La Donna Anna d'Alketa Cela est marquée par une grande véhémence et agrémentée d'une plastique superbe. Vocalement, elle demeure trop uniformément torrentielle, peine dans les aigus piano, durcit les forte, pris souvent en-dessous, déséquilibre par sa puissance vocale les ensembles et manque globalement de nuances. Après un début inquiétant, elle s'améliore en cours de soirée pour finir sur un "Non mi dir" de belle facture. Qu'il nous soit permis de suggérer que celle qui fut, in loco, la saison dernière, une magnifique Mimi, éminemment lyrique, s'est quelque peu perdue dans le difficile rôle de Donna Anna. Si elle s'améliore en cours de soirée, Anne-Marguerite Wessner (Donna Elvira), par contre, suit plutôt la courbe inverse. Sa voix homogène, à l'aigu assuré, convainc durant tout le premier acte où elle culmine dans un magnifique "Ah fuggi il traditor". Hélas, elle semble peiner au deuxième acte pour terminer en nette difficulté dans les vocalises de "Mi tradi" ; les tempi brusqués du chef d'orchestre y sont probablement pour quelque chose. A noter : une grande justesse dramatique dans les récitatifs.

La Zerlina de la Canadienne Michèle Losier emporte l'adhésion. La voix est belle, d'une grande homogénéité sur tout l'ambitus, bien conduite, l'actrice, charmante et mutine. Elle forme, avec son Masetto, un couple très crédible. Ferdinand von Bothmer incarne Don Ottavio. Un peu engoncé dans un uniforme de prince consort, il y déploie une jolie voix de ténor mozartien, d'un timbre agréable mais d'une technique encore un peu scolaire dans ses deux airs.

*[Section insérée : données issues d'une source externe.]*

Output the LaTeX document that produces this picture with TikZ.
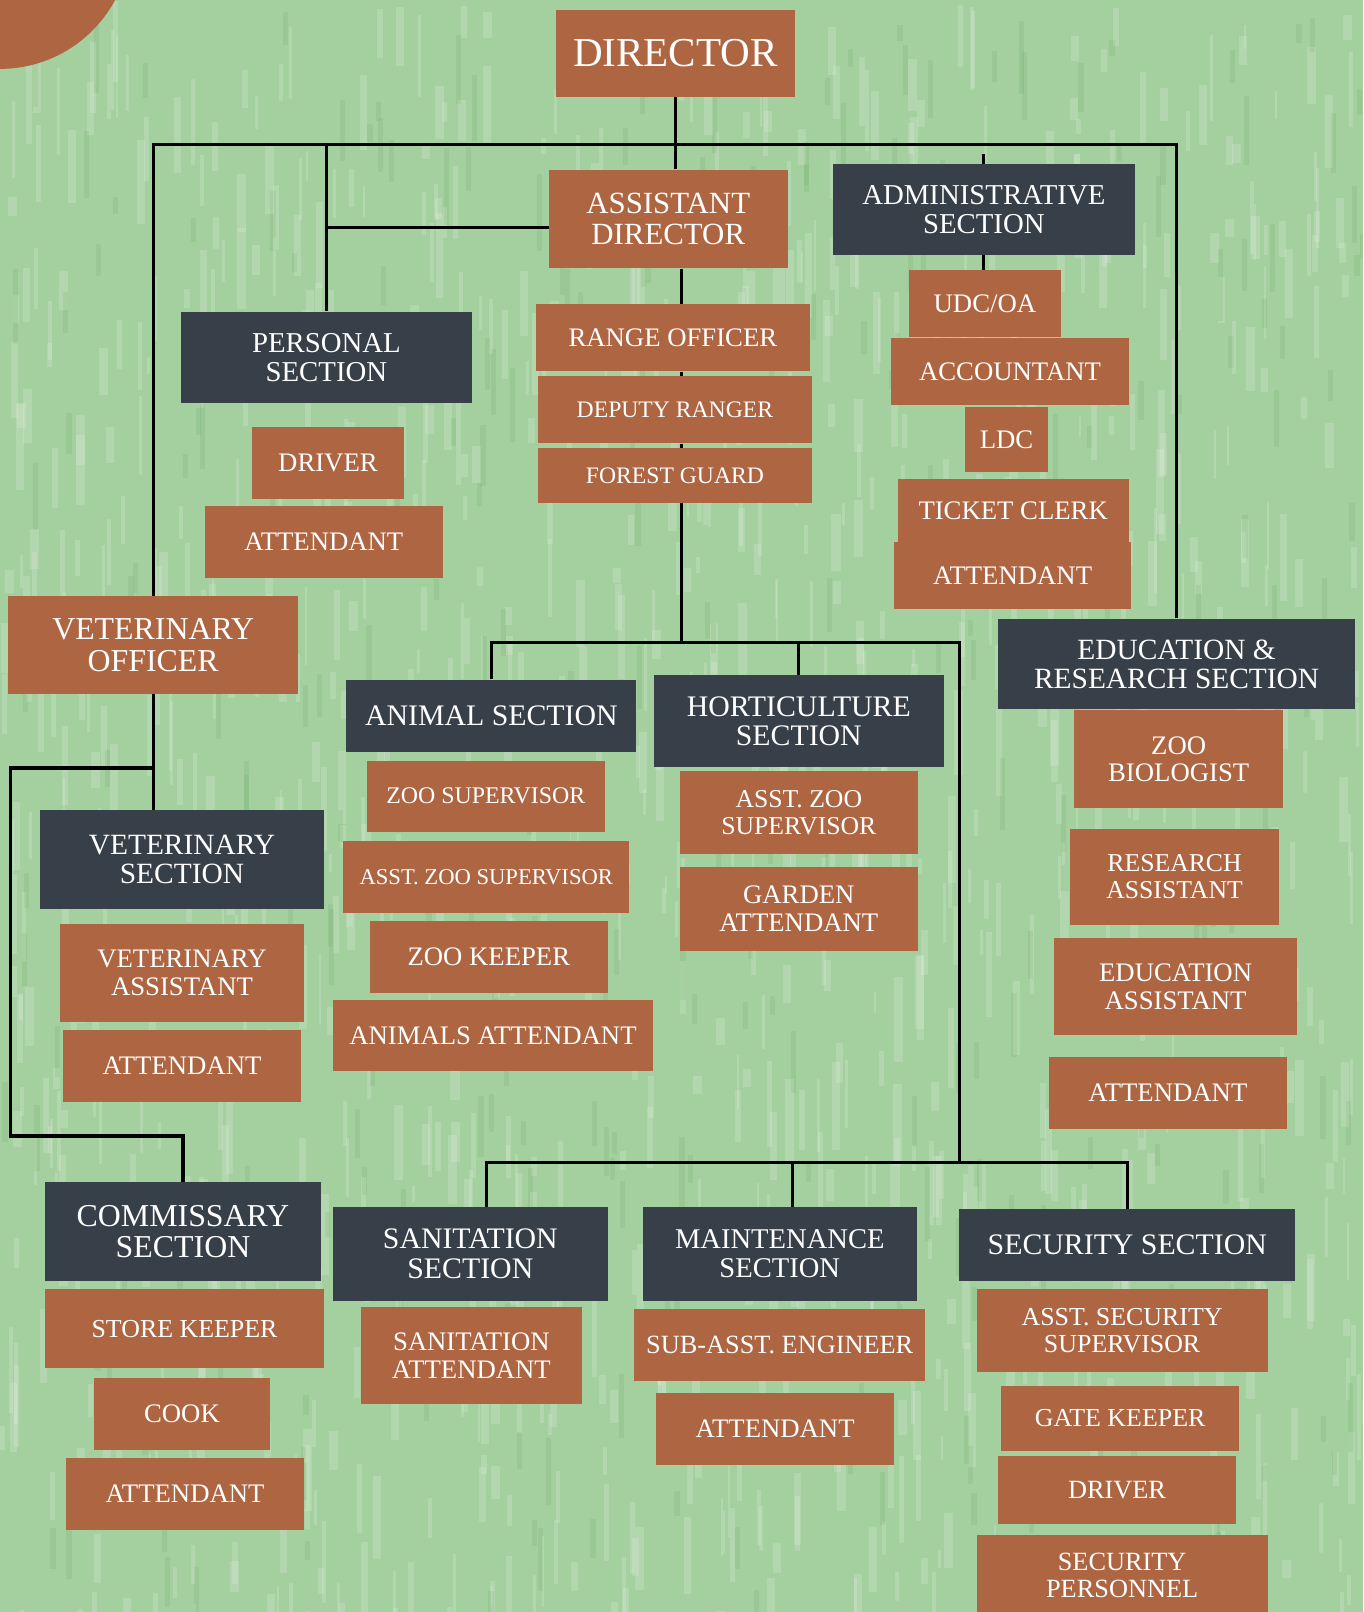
\documentclass[tikz,border=0pt]{standalone}
\usepackage{fontspec}
\setmainfont{Liberation Serif}
\usepackage{xcolor}
\usetikzlibrary{positioning,calc}

\definecolor{zoobrown}{HTML}{AD6542}
\definecolor{zoodark}{HTML}{373F48}
\definecolor{zoogreen}{HTML}{A4CF9E}

\tikzset{
  brownbox/.style={fill=zoobrown, text=white, align=center, inner sep=0pt,
    font=\fontsize{13}{13.5}\selectfont},
  darkbox/.style={brownbox, fill=zoodark, font=\fontsize{14.5}{14.5}\selectfont},
  link/.style={line width=1.5pt, black}
}

% box from its corners: style, name, x1, y1, x2, y2, text
\newcommand{\orgbox}[7]{%
  \node[#1, minimum width={(#5-#3)*0.5pt}, minimum height={(#6-#4)*0.5pt}]
    (#2) at ({(#3+#5)/2},{(#4+#6)/2}) {#7};}

\begin{document}
\begin{tikzpicture}[x=0.5pt, y=-0.5pt]
    \useasboundingbox (0,0) rectangle (1326,1568);
    \clip (0,0) rectangle (1326,1568);

    % Background
    \fill[zoogreen] (0,0) rectangle (1326,1568);
    \pgfmathsetseed{42}
    \foreach \k in {1,...,1100} {
      \pgfmathsetmacro{\sx}{rnd*1326}
      \pgfmathsetmacro{\sy}{rnd*1568}
      \pgfmathsetmacro{\sl}{15+rnd*70}
      \pgfmathsetmacro{\sw}{2+rnd*7}
      \fill[white, opacity=0.16] (\sx,\sy) rectangle ++(\sw,\sl);
    }
    \foreach \k in {1,...,300} {
      \pgfmathsetmacro{\sx}{rnd*1326}
      \pgfmathsetmacro{\sy}{rnd*1568}
      \pgfmathsetmacro{\sl}{15+rnd*60}
      \fill[green!40!black, opacity=0.06] (\sx,\sy) rectangle ++(5,\sl);
    }
    \fill[zoobrown] (0,-60) circle[radius=63.5pt];

    % Top
    \orgbox{brownbox, font=\fontsize{20}{20}\selectfont}{dir}{541}{10}{773}{94}{DIRECTOR}
    \orgbox{brownbox, font=\fontsize{15}{15}\selectfont}{ad}{534}{165}{766}{261}{ASSISTANT\\DIRECTOR}
    \orgbox{darkbox, font=\fontsize{14}{14}\selectfont}{as}{810}{160}{1104}{248}{ADMINISTRATIVE\\SECTION}
    \orgbox{darkbox, font=\fontsize{14}{14}\selectfont}{ps}{176}{303}{459}{392}{PERSONAL\\SECTION}

    % Range
    \orgbox{brownbox}{ro}{521}{296}{788}{361}{RANGE OFFICER}
    \orgbox{brownbox, font=\fontsize{11.5}{12}\selectfont}{dr}{523}{366}{790}{431}{DEPUTY RANGER}
    \orgbox{brownbox, font=\fontsize{11.5}{12}\selectfont}{fg}{523}{436}{790}{489}{FOREST GUARD}

    % Administrative
    \orgbox{brownbox}{udc}{884}{263}{1032}{328}{UDC/OA}
    \orgbox{brownbox}{acc}{867}{329}{1098}{394}{ACCOUNTANT}
    \orgbox{brownbox}{ldc}{939}{396}{1019}{459}{LDC}
    \orgbox{brownbox}{tc}{873}{466}{1098}{527}{TICKET CLERK}
    \orgbox{brownbox}{aat}{870}{527}{1100}{592}{ATTENDANT}

    % Personal
    \orgbox{brownbox}{pdr}{245}{415}{393}{485}{DRIVER}
    \orgbox{brownbox}{pat}{199}{492}{431}{562}{ATTENDANT}

    % Veterinary
    \orgbox{brownbox, font=\fontsize{15.5}{15.5}\selectfont}{vo}{8}{580}{290}{675}{VETERINARY\\OFFICER}
    \orgbox{darkbox, font=\fontsize{14.3}{14.3}\selectfont}{vs}{39}{788}{315}{884}{VETERINARY\\SECTION}
    \orgbox{brownbox}{va}{58}{899}{296}{994}{VETERINARY\\ASSISTANT}
    \orgbox{brownbox}{vat}{61}{1002}{293}{1072}{ATTENDANT}

    % Animal and horticulture
    \orgbox{darkbox}{an}{337}{661}{619}{731}{ANIMAL SECTION}
    \orgbox{brownbox, font=\fontsize{11.6}{12}\selectfont}{zs}{357}{740}{588}{809}{ZOO SUPERVISOR}
    \orgbox{brownbox, font=\fontsize{11}{12}\selectfont}{azs}{334}{818}{612}{888}{ASST. ZOO SUPERVISOR}
    \orgbox{brownbox}{zk}{360}{896}{591}{966}{ZOO KEEPER}
    \orgbox{brownbox}{ana}{324}{973}{635}{1042}{ANIMALS ATTENDANT}
    \orgbox{darkbox}{hs}{636}{657}{918}{746}{HORTICULTURE\\SECTION}
    \orgbox{brownbox, font=\fontsize{12.5}{13}\selectfont}{hzs}{661}{750}{893}{831}{ASST. ZOO\\SUPERVISOR}
    \orgbox{brownbox}{ga}{661}{843}{893}{925}{GARDEN\\ATTENDANT}

    % Education and research
    \orgbox{darkbox, font=\fontsize{14.3}{14.3}\selectfont}{ers}{971}{602}{1318}{690}{EDUCATION \&\\RESEARCH SECTION}
    \orgbox{brownbox}{zb}{1045}{691}{1248}{786}{ZOO\\BIOLOGIST}
    \orgbox{brownbox, font=\fontsize{12.5}{13}\selectfont}{ra}{1041}{806}{1244}{900}{RESEARCH\\ASSISTANT}
    \orgbox{brownbox}{ea}{1025}{912}{1262}{1007}{EDUCATION\\ASSISTANT}
    \orgbox{brownbox}{eat}{1020}{1028}{1252}{1098}{ATTENDANT}

    % Commissary
    \orgbox{darkbox, font=\fontsize{15.5}{15.5}\selectfont}{cs}{44}{1150}{312}{1246}{COMMISSARY\\SECTION}
    \orgbox{brownbox, font=\fontsize{12.6}{13}\selectfont}{sk}{44}{1254}{315}{1331}{STORE KEEPER}
    \orgbox{brownbox}{ck}{91}{1340}{263}{1410}{COOK}
    \orgbox{brownbox}{cat}{64}{1418}{296}{1488}{ATTENDANT}

    % Sanitation and maintenance
    \orgbox{darkbox}{ss}{324}{1174}{591}{1265}{SANITATION\\SECTION}
    \orgbox{brownbox}{sa}{351}{1271}{566}{1366}{SANITATION\\ATTENDANT}
    \orgbox{darkbox, font=\fontsize{13.9}{14}\selectfont}{ms}{625}{1174}{892}{1265}{MAINTENANCE\\SECTION}
    \orgbox{brownbox, font=\fontsize{12.8}{13}\selectfont}{sae}{617}{1273}{900}{1343}{SUB-ASST. ENGINEER}
    \orgbox{brownbox}{mat}{638}{1355}{870}{1425}{ATTENDANT}

    % Security
    \orgbox{darkbox}{sec}{933}{1176}{1260}{1246}{SECURITY SECTION}
    \orgbox{brownbox, font=\fontsize{12.6}{13}\selectfont}{ass}{950}{1254}{1233}{1335}{ASST. SECURITY\\SUPERVISOR}
    \orgbox{brownbox, font=\fontsize{12.6}{13}\selectfont}{gk}{974}{1348}{1205}{1411}{GATE KEEPER}
    \orgbox{brownbox, font=\fontsize{12.8}{13}\selectfont}{sdr}{971}{1416}{1202}{1482}{DRIVER}
    \orgbox{brownbox, font=\fontsize{12.8}{13}\selectfont}{sp}{950}{1493}{1233}{1572}{SECURITY\\PERSONNEL}

    % Connectors
    \coordinate (bar) at (0,141);
    \coordinate (spine) at (663,0);
    \coordinate (midbar) at (933,625);
    \coordinate (lowbar) at (0,1131);
    \coordinate (loop) at (10,747);
    \coordinate (cbar) at (0,1105);
    \coordinate (stub) at (957,150);

    \draw[link] (dir.south) -- (dir.south |- ad.north);
    \draw[link] (vo.north) |- (bar -| ers.north) -- (ers.north);
    \draw[link] (ps.north) -- (ps.north |- bar);
    \draw[link] ([yshift=-4pt]ad.west) -- ([yshift=-4pt]ad.west -| ps.north);
    \draw[link] (stub) -- (stub |- as.north);
    \draw[link] (as.south) -- (as.south |- udc.north);

    \draw[link] (ad.south -| spine) -- (ro.north -| spine);
    \draw[link] (ro.south -| spine) -- (dr.north -| spine);
    \draw[link] (dr.south -| spine) -- (fg.north -| spine);
    \draw[link] (fg.south -| spine) -- (spine |- midbar);
    \draw[link] (an.north) |- (midbar) -- (midbar |- lowbar);
    \draw[link] (hs.north) -- (hs.north |- midbar);

    \draw[link] ([xshift=8pt]ss.north) |- (lowbar -| sec.north) -- (sec.north);
    \draw[link] ([xshift=6pt]ms.north) -- ([xshift=6pt]ms.north |- lowbar);

    \draw[link] (vo.south) -- (vo.south |- vs.north);
    \draw[link] (vo.south |- loop) -- (loop) |- (cs.north |- cbar) -- (cs.north);

\end{tikzpicture}
\end{document}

Le Leporello de l'Ecossais Ian Patterson, en revanche, nous a semblé intéressant. Doté d'un physique un peu "rondouillard", d'une voix correctement projetée et capable de nuances, il campe un Leporello sympathique et bonhomme, très éloigné du double de Don Giovanni auquel d'autres productions nous avaient habitués.

Dans le rôle-titre, Philippe Georges déçoit. Le timbre est velouté et la prestance indéniable, comme il sied à un séducteur. Mais sa claire voix de pur baryton manque cruellement d'autorité, s'étouffe dans la tierce inférieure et n'a guère la puissance requise pour s'imposer véritablement. Son "Fin ch'han dal vino" passe totalement inaperçu, la sérénade le trouve détimbré. Dommage.

S'il possède, lui aussi, le physique de l'emploi, le Masetto de José-Luis Barretto n'en a pas pour autant la voix... Sa vocalité et sa présence feraient sûrement merveille dans l'opérette, mais elles n'ont pas grand chose à faire dans ce rôle ni même dans Mozart. Dommage encore.

Il est enfin difficile de porter une appréciation sur Bjarni Thor Kristinsson, absent de la scène dès son assassinat au début de l'opéra, ainsi que sur sa voix, retransmise par amplification. Le peu qu'on en a vu et entendu au premier acte nous a paru assez engorgé, à la Gwynne Howell.

C'est Sebastian Lang-Lessing qui assure la direction. On lui sait gré de réussir, comme à chaque fois, à obtenir l'attention, la motivation et la cohésion de tous les pupitres de l'Orchestre symphonique et lyrique de Nancy, qu'on a connus si dissipés et désordonnés sous d'autres baguettes. Cependant, sa direction très germanique, souvent rapide, rythmiquement accentuée, parfois lourde et n'hésitant pas à couvrir les chanteurs, nous a parue beaucoup moins en situation ici que dans les grands opéras allemands qu'il a déjà dirigés à Nancy (un exceptionnel Tannhaüser notamment). Sans exiger à tout prix un orchestre d'époque et un chef soucieux d'authenticité dans cet ouvrage de la maturité, on ne peut que déplorer l'absence, criante, du giocoso et de la légèreté qui caractérisent aussi l'opéra de Mozart.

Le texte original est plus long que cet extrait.